The interview transcripts have been reshaped, becoming a child’s voice spoken through adults in adult situations. The writer/director, Chris Goode, and the company, consisting of six actors have transposed the children’s voices so that the audience hear honest and frank opinions on all the big questions including religion, gender, war and death. Some of the conversations took a bizarre turn leading to really funny moments that had the audience in stitches. Conversely, the truth and vulnerability that a child’s words hold brought a number of highly poignant moments to the performance. Monkey Bars demonstrates that children have an uncluttered view on issues that tangle an adult’s mind, and as a result the audience sit up, listen and learn. It is clear that simple wisdom can be found in the words of a child.

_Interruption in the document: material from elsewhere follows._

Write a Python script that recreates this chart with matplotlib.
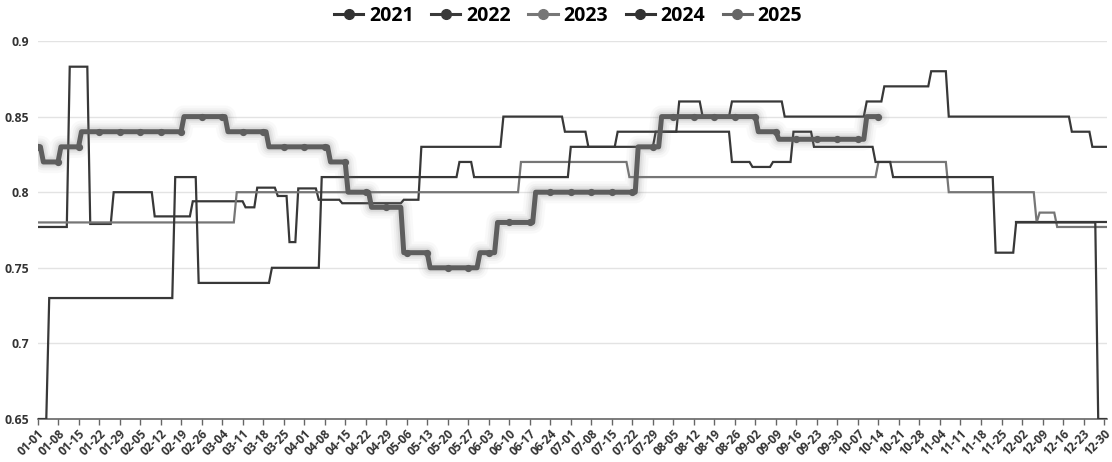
import numpy as np
import pandas as pd
import matplotlib
matplotlib.use("Agg")
import matplotlib.pyplot as plt
from matplotlib.lines import Line2D

plt.rcParams["font.family"] = ["Open Sans", "DejaVu Sans"]

# ---------------- data ----------------
# x categories: month-day of a leap year (366 categories), labels every 7 days
categories = pd.date_range("2024-01-01", "2024-12-31").strftime("%m-%d").tolist()
n_days = len(categories)

series_names = ["2021", "2022", "2023", "2024", "2025"]

# step series: start day index of each level, and the level
s2021_starts = [334]
s2021_vals = [0.78]

s2022_starts = [0, 11, 18, 26, 40, 53, 71, 75, 82, 86, 89, 96, 104, 125, 131,
                159, 180, 188, 198, 219, 227, 237, 255, 283, 289, 305, 311, 353, 360]
s2022_vals = [0.777, 0.883, 0.779, 0.80, 0.784, 0.794, 0.79, 0.803, 0.7975, 0.767,
              0.8025, 0.795, 0.7927, 0.795, 0.83, 0.85, 0.84, 0.83, 0.84, 0.86,
              0.85, 0.86, 0.85, 0.86, 0.87, 0.88, 0.85, 0.84, 0.83]

s2023_starts = [0, 68, 165, 202, 287, 311, 341, 342, 348]
s2023_vals = [0.78, 0.80, 0.82, 0.81, 0.82, 0.80, 0.78, 0.7865, 0.777]

s2024_starts = [0, 4, 47, 55, 80, 97, 144, 149, 182, 211, 237, 244, 251, 258, 265,
                286, 292, 327, 334, 362]
s2024_vals = [0.65, 0.73, 0.81, 0.74, 0.75, 0.81, 0.82, 0.81, 0.83, 0.84, 0.82,
              0.8167, 0.82, 0.84, 0.83, 0.82, 0.81, 0.76, 0.78, 0.65]

s2025_starts = [0, 2, 8, 15, 50, 65, 79, 100, 106, 114, 125, 134, 151, 157, 170,
                205, 213, 246, 253, 283]
s2025_vals = [0.83, 0.82, 0.83, 0.84, 0.85, 0.84, 0.83, 0.82, 0.80, 0.79, 0.76,
              0.75, 0.76, 0.78, 0.80, 0.83, 0.85, 0.84, 0.835, 0.85]
s2025_end = 288  # data through 10-14

y_ticks = [0.65, 0.7, 0.75, 0.8, 0.85, 0.9]
y_tick_labels = ["0.65", "0.7", "0.75", "0.8", "0.85", "0.9"]


def expand(starts, vals, end):
    lengths = np.diff(list(starts) + [end])
    days = np.arange(starts[0], end)
    return days, np.repeat(vals, lengths)


# ---------------- figure ----------------
W, H = 1112, 462
fig = plt.figure(figsize=(W / 100, H / 100), dpi=100)
ax = fig.add_axes([37.5 / W, 1 - 419 / H, (1107 - 37.5) / W, (419 - 41) / H])

dark = "#383838"
light = "#767676"
c2025 = "#5e5e5e"

for starts, vals, col in [(s2021_starts, s2021_vals, dark),
                          (s2022_starts, s2022_vals, dark),
                          (s2023_starts, s2023_vals, light),
                          (s2024_starts, s2024_vals, dark)]:
    d, v = expand(starts, vals, n_days)
    ax.plot(d, v, color=col, lw=1.6, solid_joinstyle="miter", zorder=3)

# 2025: thick line with glow shadow and weekly markers
d25, v25 = expand(s2025_starts, s2025_vals, s2025_end)
for lw, a in [(16, 0.04), (12, 0.06), (9, 0.08), (6.5, 0.10)]:
    ax.plot(d25, v25, color="#777777", lw=lw, alpha=a, solid_capstyle="round",
            solid_joinstyle="round", zorder=4)
ax.plot(d25, v25, color=c2025, lw=3.6, solid_joinstyle="round",
        solid_capstyle="round", zorder=5)
ax.plot(d25[::7], v25[::7], "o", color=c2025, ms=4.2, zorder=6)

ax.set_xlim(0, n_days - 1)
ax.set_ylim(0.65, 0.9)

xt = list(range(0, n_days, 7))
ax.set_xticks(xt)
ax.set_xticklabels([categories[i] for i in xt], rotation=45, ha="right",
                   rotation_mode="anchor", fontsize=8.6, fontweight="bold",
                   color="#333333")
ax.set_yticks(y_ticks)
ax.set_yticklabels(y_tick_labels, fontsize=8.8, fontweight="bold", color="#333333")
ax.tick_params(axis="x", length=4, width=1, color="#666666", pad=2)
ax.tick_params(axis="y", length=0, pad=6)

ax.grid(axis="y", color="#e3e3e3", lw=1)
ax.set_axisbelow(True)
for s in ["top", "right", "left"]:
    ax.spines[s].set_visible(False)
ax.spines["bottom"].set_color("#666666")
ax.spines["bottom"].set_linewidth(1.2)
ax.spines["bottom"].set_zorder(2)

handles = [Line2D([], [], color=c, lw=2.2, marker="o", ms=7)
           for c in ["#333333", "#3a3a3a", "#777777", "#333333", "#666666"]]
fig.legend(handles, series_names, loc="upper center", bbox_to_anchor=(0.511, 1.025),
           ncol=5, frameon=False, handlelength=1.5, handletextpad=0.3,
           columnspacing=0.9, prop={"weight": "bold", "size": 14})

fig.savefig("out.png", dpi=100)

Credit must go to the fantastic ensemble cast for delivering this verbatim piece with such skill. It would have been very easy for the actors to play their rôles as children. The humour and poignancy of the piece is maximised by the straight faced conviction from each actor to play as an adult in an adult world. The messages that Chris Goode has carefully plucked from the conversations with the children are strong and passionate, leaving the audience with the desire for more honesty in life.
With an interesting, yet simple set, great soundtrack and fascinating verbatim transcript this show doesn’t fail to please those wishing to learn a little. The children’s voices in Monkey Bars are observant, moving and endlessly funny; this show is highly recommended.